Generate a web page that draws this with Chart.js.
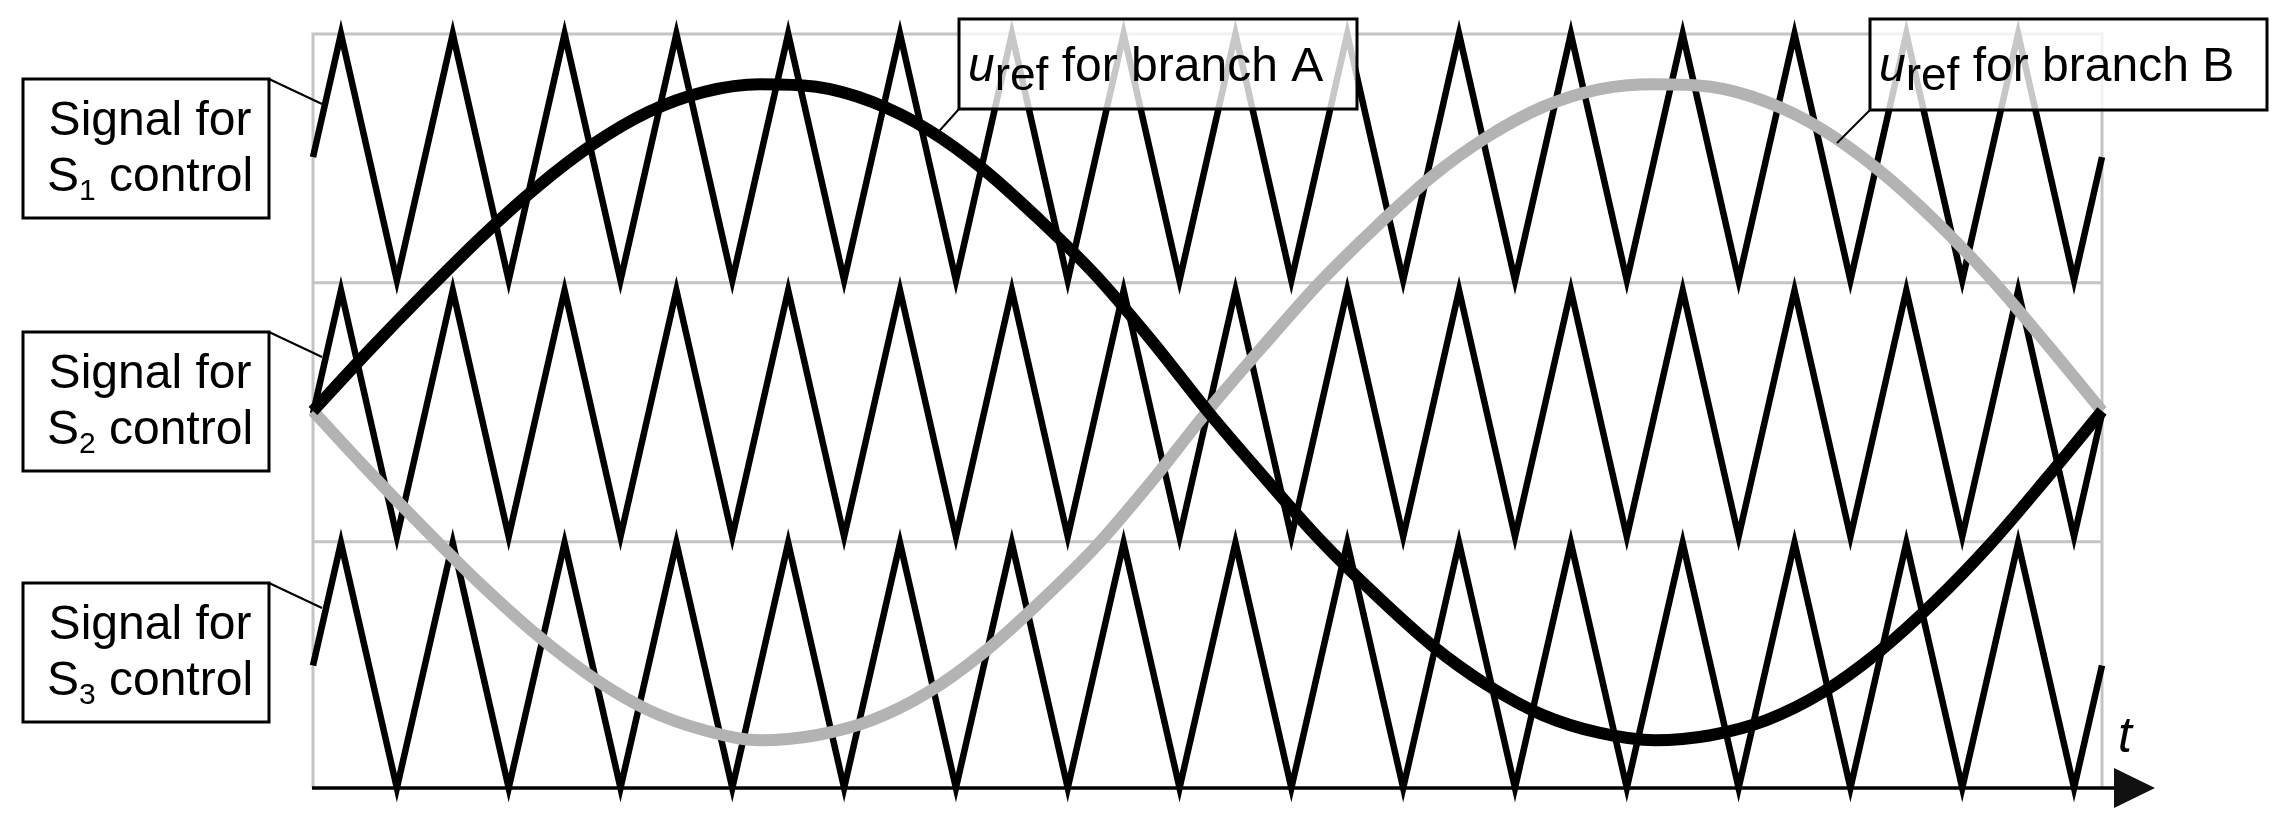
===============
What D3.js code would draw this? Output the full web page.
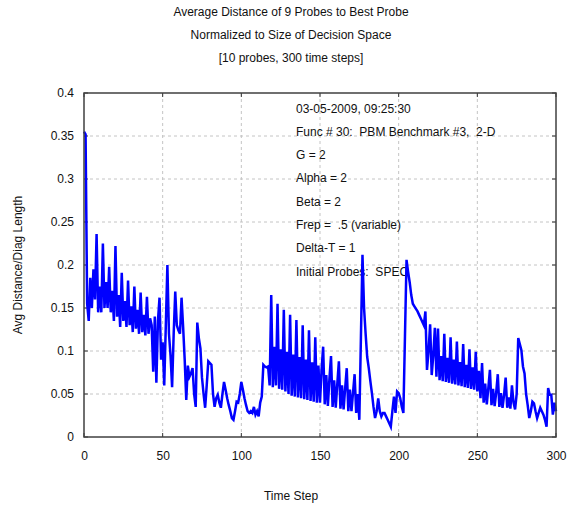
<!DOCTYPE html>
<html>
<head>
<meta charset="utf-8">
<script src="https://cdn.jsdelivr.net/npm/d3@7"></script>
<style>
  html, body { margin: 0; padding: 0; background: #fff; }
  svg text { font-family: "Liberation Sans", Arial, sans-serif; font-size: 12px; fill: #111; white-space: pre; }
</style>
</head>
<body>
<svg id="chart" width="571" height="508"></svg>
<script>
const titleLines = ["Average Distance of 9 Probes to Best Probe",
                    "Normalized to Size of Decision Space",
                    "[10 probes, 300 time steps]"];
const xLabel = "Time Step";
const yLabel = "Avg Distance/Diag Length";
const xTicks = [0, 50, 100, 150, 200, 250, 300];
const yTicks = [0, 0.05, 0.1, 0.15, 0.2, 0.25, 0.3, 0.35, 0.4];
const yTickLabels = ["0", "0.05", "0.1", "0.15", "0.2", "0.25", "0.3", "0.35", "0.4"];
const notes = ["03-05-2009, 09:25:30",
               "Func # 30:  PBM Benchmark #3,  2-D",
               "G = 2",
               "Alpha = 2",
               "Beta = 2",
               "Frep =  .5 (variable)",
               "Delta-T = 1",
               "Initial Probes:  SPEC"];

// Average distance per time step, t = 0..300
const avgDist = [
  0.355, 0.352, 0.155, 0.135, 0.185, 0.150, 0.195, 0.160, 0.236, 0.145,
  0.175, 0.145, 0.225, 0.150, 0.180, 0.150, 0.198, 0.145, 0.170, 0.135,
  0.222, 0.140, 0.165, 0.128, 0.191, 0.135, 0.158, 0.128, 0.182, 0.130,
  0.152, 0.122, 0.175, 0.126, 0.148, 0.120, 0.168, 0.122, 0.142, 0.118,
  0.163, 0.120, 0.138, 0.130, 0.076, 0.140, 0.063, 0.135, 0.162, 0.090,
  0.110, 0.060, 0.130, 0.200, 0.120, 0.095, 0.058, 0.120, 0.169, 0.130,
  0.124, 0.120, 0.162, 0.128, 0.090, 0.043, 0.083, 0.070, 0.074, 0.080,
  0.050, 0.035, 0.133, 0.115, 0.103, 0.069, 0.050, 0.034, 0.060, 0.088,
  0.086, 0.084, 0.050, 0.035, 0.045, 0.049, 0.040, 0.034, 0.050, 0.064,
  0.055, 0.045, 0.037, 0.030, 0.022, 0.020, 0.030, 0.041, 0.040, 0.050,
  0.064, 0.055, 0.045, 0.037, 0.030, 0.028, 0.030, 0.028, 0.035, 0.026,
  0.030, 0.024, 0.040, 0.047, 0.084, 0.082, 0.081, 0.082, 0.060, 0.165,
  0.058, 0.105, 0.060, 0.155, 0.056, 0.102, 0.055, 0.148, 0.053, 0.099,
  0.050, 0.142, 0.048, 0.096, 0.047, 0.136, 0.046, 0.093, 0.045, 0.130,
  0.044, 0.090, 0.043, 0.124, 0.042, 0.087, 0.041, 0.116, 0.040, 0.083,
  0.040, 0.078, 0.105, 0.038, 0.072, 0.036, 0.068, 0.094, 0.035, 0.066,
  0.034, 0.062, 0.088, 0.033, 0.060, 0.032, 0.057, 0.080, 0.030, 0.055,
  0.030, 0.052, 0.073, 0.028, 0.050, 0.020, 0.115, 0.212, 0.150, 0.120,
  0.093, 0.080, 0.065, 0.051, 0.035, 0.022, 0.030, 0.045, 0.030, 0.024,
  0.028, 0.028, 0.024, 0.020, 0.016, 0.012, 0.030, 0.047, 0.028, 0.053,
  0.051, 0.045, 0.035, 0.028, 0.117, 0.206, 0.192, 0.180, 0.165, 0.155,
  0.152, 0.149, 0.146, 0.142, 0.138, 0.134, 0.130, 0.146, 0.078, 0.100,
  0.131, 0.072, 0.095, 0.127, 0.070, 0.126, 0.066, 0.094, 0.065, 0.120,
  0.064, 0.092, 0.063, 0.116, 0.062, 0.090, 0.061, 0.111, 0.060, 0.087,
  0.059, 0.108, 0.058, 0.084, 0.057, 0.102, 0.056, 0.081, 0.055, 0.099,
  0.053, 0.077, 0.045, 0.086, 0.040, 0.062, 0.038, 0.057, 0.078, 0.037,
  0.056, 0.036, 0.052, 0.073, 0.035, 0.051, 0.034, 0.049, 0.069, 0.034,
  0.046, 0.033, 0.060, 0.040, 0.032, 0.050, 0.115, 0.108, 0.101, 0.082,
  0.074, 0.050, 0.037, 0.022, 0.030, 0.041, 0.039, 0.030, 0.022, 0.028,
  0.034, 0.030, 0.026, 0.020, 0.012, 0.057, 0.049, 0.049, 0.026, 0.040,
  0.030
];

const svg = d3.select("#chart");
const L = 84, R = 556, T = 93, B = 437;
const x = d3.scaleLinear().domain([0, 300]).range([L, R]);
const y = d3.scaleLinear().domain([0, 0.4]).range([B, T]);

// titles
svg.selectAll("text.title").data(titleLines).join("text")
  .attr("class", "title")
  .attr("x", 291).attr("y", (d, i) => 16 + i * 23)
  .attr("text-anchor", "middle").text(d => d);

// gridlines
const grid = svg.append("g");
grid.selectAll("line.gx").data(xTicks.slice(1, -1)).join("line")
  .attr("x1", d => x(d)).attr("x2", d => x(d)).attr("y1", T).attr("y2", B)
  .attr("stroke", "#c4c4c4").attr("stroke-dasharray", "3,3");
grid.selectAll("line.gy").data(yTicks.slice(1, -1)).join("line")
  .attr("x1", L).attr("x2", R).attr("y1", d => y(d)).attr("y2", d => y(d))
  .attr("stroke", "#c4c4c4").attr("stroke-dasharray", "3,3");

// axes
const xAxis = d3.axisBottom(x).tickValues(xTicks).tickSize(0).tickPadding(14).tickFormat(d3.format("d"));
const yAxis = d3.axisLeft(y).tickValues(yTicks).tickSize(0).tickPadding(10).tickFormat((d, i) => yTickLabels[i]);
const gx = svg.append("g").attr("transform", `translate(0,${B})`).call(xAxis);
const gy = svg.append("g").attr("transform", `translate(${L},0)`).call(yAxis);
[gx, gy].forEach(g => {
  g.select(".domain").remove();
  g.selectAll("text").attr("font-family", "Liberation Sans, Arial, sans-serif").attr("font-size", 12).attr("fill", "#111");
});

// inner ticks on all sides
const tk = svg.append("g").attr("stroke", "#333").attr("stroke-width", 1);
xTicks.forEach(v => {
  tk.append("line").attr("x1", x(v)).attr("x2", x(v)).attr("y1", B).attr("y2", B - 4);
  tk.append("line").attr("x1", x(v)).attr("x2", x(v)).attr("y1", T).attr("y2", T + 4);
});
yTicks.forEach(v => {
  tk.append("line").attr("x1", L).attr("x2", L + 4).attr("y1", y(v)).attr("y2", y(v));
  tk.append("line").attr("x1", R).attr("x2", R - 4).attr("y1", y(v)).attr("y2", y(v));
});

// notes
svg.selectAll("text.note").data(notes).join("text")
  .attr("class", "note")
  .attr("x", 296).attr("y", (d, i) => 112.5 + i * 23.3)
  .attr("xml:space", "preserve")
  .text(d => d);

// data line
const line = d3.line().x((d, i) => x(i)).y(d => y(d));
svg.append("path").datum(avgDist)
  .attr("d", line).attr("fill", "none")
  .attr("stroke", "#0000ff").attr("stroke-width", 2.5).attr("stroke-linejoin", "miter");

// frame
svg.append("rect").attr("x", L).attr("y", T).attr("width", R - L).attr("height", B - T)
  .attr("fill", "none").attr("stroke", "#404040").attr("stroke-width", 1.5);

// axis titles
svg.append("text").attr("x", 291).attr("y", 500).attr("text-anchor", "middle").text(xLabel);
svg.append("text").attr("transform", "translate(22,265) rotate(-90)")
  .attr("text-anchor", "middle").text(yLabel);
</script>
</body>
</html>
===============
[YOUR OBJECTIVE]
From the records above, copy every line that holds the word "this".

[RESPONSE BELOW]
Generate a web page that draws this with Chart.js.
What D3.js code would draw this? Output the full web page.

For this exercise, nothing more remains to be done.